Non si attendevano grandi numeri, ma sicuramente si sperava in qualcosa di più. Lo scenario più cupo prevedeva che il Partito democratico avrebbe doppiato il Movimento 5 Stelle ma nessuno pensava che si sarebbe andati anche oltre. Per questo, in via Campo Marzio, a fine serata, regna ancora il silenzio: nessun commento al voto. Per le prime dichiarazioni, spiegano dal partito, «si attende una copertura più ampia del campione» con dati più certi rispetto alle prime proiezioni che danno i pentastellati tra il 10 e l’11%.

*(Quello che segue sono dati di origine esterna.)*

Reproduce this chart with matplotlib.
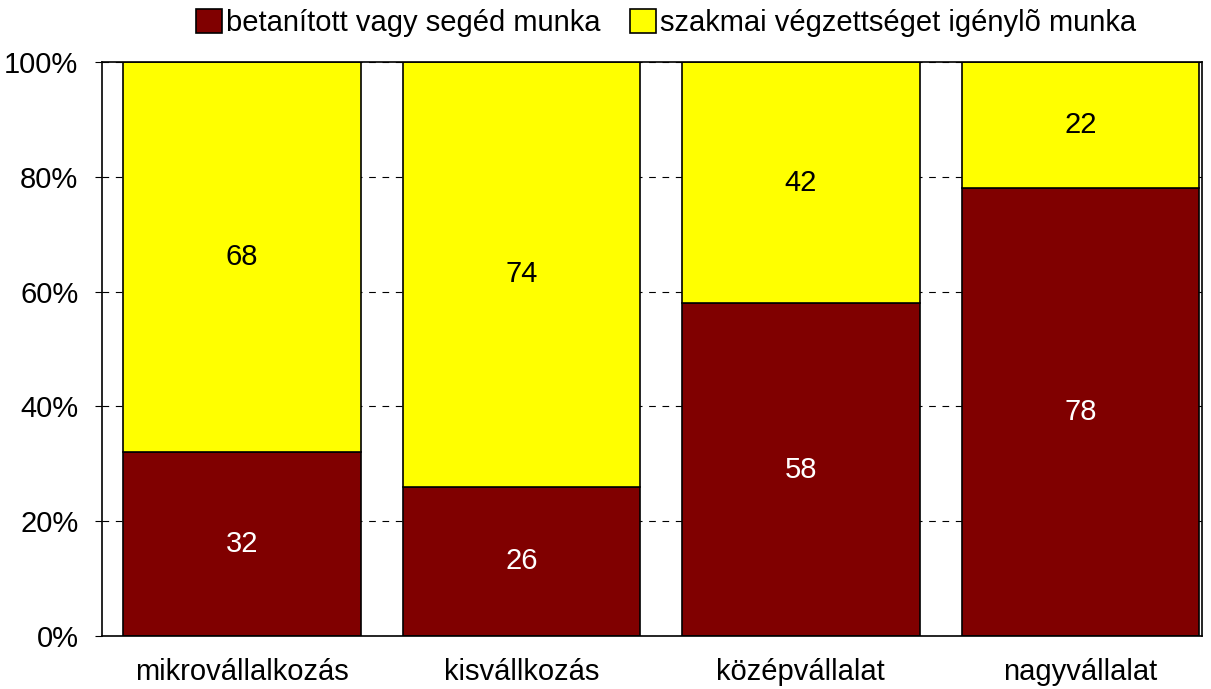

SULLE PRIME non c’è traccia di Giuseppe Conte ma si intravedono Francesco Silvestri (capogruppo alla camera) insieme al vicepresidente Riccardo Ricciardi e ad Alessandra Maiorino. E poi ci sono i reduci del M5S della prima ora (e unici della vecchia guardia recuperati nello staff parlamentare): l’ex vicepresidente del senato e attuale responsabile dei territori Paola Taverna e Vito Crimi, che fu reggente quando Luigi Di Maio decise di fare un passo indietro.

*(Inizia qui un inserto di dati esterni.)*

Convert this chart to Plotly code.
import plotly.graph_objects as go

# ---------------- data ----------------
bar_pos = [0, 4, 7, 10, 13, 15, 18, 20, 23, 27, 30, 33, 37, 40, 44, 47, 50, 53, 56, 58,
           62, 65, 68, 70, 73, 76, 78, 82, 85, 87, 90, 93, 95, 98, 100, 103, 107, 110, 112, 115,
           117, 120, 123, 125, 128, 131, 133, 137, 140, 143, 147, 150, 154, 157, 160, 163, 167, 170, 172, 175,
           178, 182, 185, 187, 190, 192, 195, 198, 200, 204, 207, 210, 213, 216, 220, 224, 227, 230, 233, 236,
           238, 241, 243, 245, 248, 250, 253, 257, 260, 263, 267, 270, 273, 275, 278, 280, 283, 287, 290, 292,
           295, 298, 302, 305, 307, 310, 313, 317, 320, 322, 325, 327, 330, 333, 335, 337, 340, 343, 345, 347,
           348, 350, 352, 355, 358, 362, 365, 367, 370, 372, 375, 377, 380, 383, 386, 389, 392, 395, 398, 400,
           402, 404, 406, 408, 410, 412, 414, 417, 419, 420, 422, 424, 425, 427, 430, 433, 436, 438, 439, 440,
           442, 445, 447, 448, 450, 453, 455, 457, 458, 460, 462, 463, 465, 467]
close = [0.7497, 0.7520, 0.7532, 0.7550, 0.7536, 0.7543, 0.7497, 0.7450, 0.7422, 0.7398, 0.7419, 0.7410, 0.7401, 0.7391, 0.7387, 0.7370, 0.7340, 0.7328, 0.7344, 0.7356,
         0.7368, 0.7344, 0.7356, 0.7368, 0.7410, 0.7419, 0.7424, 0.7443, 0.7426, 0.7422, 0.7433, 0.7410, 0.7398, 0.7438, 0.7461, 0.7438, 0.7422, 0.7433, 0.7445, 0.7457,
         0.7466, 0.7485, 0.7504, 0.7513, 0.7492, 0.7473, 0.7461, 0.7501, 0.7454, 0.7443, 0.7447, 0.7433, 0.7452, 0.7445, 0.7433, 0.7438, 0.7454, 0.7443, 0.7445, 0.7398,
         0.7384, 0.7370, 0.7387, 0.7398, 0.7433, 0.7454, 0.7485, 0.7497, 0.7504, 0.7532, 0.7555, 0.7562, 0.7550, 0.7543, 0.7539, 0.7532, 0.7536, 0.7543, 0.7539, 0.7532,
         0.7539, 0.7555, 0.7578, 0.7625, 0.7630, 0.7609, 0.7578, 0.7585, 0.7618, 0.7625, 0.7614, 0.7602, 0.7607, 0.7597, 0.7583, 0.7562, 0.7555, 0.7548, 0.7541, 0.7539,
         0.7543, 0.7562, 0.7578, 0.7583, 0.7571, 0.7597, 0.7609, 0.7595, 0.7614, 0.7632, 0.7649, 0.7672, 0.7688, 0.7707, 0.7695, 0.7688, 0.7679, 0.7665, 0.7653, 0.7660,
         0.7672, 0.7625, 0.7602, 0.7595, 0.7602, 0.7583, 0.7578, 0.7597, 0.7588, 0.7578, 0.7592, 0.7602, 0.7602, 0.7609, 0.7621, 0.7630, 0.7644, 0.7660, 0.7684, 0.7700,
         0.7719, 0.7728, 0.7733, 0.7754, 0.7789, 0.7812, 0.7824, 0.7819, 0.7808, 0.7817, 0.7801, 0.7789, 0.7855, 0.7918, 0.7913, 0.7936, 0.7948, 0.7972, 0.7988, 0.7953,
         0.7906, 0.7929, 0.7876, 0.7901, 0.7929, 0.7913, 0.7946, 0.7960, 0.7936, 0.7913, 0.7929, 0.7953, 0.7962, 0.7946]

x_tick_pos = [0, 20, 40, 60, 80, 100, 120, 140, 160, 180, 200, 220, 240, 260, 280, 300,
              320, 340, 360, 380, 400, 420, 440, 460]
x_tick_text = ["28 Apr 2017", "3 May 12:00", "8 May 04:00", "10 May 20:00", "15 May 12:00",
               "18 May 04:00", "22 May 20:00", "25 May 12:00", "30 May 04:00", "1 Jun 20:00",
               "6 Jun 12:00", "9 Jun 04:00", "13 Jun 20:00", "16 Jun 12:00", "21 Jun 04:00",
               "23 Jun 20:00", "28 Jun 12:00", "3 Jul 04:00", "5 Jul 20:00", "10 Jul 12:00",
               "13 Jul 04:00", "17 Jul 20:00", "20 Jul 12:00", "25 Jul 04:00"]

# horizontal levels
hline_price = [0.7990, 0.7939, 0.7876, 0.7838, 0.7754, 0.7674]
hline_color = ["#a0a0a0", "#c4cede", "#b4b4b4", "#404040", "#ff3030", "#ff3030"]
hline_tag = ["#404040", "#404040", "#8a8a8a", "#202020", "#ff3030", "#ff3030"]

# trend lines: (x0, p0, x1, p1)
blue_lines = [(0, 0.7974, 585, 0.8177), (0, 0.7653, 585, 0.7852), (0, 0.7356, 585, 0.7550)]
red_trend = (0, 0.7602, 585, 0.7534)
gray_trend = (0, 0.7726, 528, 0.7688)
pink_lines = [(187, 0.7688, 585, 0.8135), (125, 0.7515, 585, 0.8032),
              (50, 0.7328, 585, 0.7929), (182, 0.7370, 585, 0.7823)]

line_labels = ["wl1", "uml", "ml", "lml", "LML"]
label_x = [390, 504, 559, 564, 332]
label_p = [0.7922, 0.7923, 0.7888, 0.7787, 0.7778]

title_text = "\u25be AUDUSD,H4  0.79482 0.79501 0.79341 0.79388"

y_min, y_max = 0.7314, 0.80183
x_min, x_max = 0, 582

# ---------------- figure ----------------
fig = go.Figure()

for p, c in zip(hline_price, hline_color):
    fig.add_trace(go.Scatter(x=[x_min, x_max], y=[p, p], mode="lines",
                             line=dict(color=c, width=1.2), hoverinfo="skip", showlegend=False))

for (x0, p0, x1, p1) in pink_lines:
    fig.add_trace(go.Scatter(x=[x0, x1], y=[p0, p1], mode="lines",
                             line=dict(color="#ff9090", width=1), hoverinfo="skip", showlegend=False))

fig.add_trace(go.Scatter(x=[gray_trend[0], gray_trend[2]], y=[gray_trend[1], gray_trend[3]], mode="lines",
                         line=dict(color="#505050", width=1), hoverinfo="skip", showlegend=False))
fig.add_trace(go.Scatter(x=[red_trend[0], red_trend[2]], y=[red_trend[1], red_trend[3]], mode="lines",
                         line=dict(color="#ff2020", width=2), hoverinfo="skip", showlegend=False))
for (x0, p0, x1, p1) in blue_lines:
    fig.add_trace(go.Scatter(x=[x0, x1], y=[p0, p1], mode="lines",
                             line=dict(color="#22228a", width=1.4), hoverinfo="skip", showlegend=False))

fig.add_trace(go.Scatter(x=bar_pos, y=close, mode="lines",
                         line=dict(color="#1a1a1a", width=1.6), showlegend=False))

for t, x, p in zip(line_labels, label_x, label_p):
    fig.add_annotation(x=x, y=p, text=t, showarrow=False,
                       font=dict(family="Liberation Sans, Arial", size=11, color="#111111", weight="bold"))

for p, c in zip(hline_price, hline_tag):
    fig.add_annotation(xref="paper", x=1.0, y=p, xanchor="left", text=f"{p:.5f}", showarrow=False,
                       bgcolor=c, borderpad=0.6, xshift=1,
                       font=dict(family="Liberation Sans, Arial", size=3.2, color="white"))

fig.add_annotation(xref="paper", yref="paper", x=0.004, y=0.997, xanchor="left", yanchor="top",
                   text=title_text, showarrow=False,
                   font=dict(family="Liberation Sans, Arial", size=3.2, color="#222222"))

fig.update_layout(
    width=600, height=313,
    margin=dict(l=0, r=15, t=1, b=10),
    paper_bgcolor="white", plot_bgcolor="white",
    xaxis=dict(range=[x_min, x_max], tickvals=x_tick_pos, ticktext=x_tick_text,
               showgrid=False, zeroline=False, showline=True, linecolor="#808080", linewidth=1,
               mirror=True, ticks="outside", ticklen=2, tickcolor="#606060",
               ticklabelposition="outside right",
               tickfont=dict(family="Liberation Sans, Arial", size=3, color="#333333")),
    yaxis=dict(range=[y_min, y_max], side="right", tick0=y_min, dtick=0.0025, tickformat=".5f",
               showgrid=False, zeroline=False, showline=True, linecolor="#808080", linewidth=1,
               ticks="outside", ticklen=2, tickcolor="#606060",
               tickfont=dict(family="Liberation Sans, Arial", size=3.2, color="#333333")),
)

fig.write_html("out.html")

QUANDO LE 2 di notte sono passate, il leader si presenta davanti ai microfoni. «I giudizi dei cittadini sono inappellabili – dice Conte – Prendiamo atti di un risultato sicuramente deludente. Potevamo sicuramente fare meglio, cercheremo di approfondire le ragioni e faremo una riflessione interna per capire le ragioni di un risultato che non è quello che ci aspettavamo. I nostri europarlamentari saranno assolutamente coerenti rispetto agli impegni presi in campagna elettorale».

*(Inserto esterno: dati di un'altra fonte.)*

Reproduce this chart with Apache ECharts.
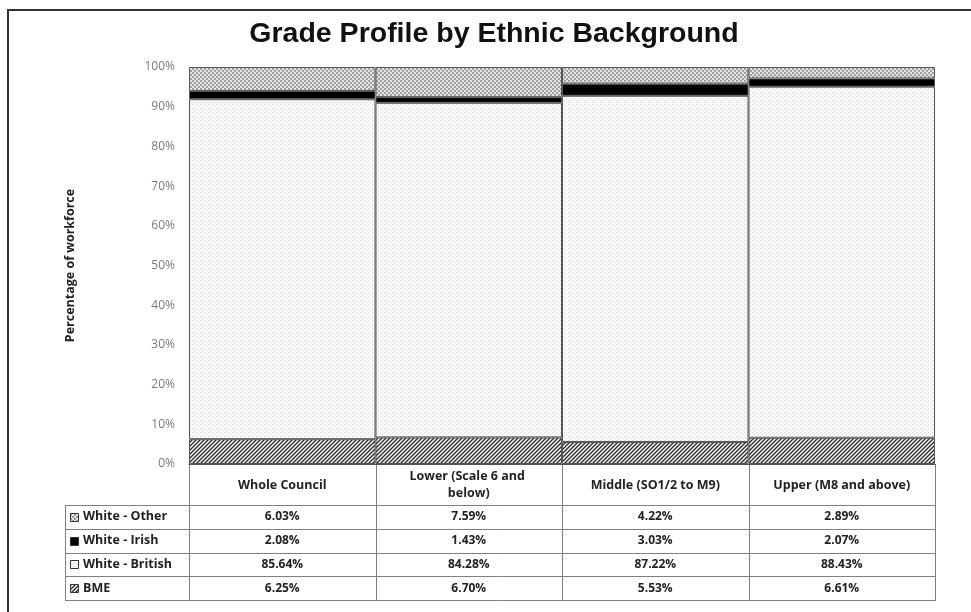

A QUESTO PUNTO al M5S, insomma, toccherà la più classica delle analisi della sconfitta. Mancano soprattutto i voti del sud, storico serbatoio di consensi pentastellati. Ha pesato l’astensione, come testimonia la vicepresidente del Senato Mariolina Castellone quando prova a scaricare le colpe sul governo. «Abbiamo un sud che ha deciso di non partecipare alle elezioni e io una domanda se fossi al governo me la farei – dice Castellone – Il sud non si sente rappresentato da un governo che lo ha portato verso l’autonomia differenziata e gli ha sottratto 20 miliardi di Pnrr». Si spera che i 5 Stelle proveranno a comprendere i motivi per cui i percettori di reddito di cittadinanza non hanno consegnato a Conte e i suoi il dissenso verso il governo Meloni, che in questi due anni non ha esitato a prendersela contro i più poveri.

IL M5S HA PROVATO a condurre una campagna elettorale tutta incentrata sulla figura del leader: è Conte che ha fatto da frontman, è lui è andato per il paese portando in giro uno «spettacolo» (sic) in sale cinematografiche e teatri e che ha provato a trascinare la figura dei candidati a partire dalla sua immagine di uomo di governo.

NE È VENUTO fuori il peggior risultato degli ultimi dieci anni, da quando i 5 Stelle concorrono alle europee. In un partito che negli ultimi anni è stato costruito ad arte attorno alla figura dell’ex presidente del consiglio tutto ciò potrebbe scatenare un terremoto. Non è un caso che l’ex sindaca di Roma Virginia Raggi l’altro giorno ha annunciato che dopo essere andata alle urne si è unita ad un appuntamento dell’associazione Schierarsi, fondata dall’ex parlamentare Alessandro Di Battista che incombe su tutto il M5S. Difficile pensare che davvero il soggetto che Conte si è costruito attorno possa cambiare linea politica da un giorno all’altro. Ma se nelle ultime settimane i 5 Stelle davano per fattibile l’alleanza in Europa con i rossobruni tedeschi di Sarah Wagenknecht (che si batte per i diritti dei lavoratori ma al tempo stesso rivendica la restrizione di quelli dei migranti) si capisce quanto ci si muova sul filo del rasoio. Conte porterà a Bruxelles tra gli otto e i dieci europarlamentari. Nella scorsa legislatura erano 14 ma si ridussero fino a un terzo. Erano parte della maggioranza Ursula. Proverà ad alzare i toni per correggere la rotta? A botta calda prova a tenere la linea: «Nel complesso le forze progressiste hanno tenuto bene – dice – Ma c’è da interrogarsi su un asse politico Germania-Francia che cambia. Cercheremo su un equilibrio difficile tra forze progressiste e conservatrici di far valere il nostro peso a favore di un’Europa progressista». Anche sul piano interno non sembra offrire spazi a mutamenti di rotta: «Il nostro impegno non marca nessuna battuta d’arresto – sottolinea – Il dialogo con le forze progressiste non dipende da un appuntamento elettorale, sarà sempre più intenso man mano che dovremo assumerci la responsabilità di offrire l’alternativa questo governo».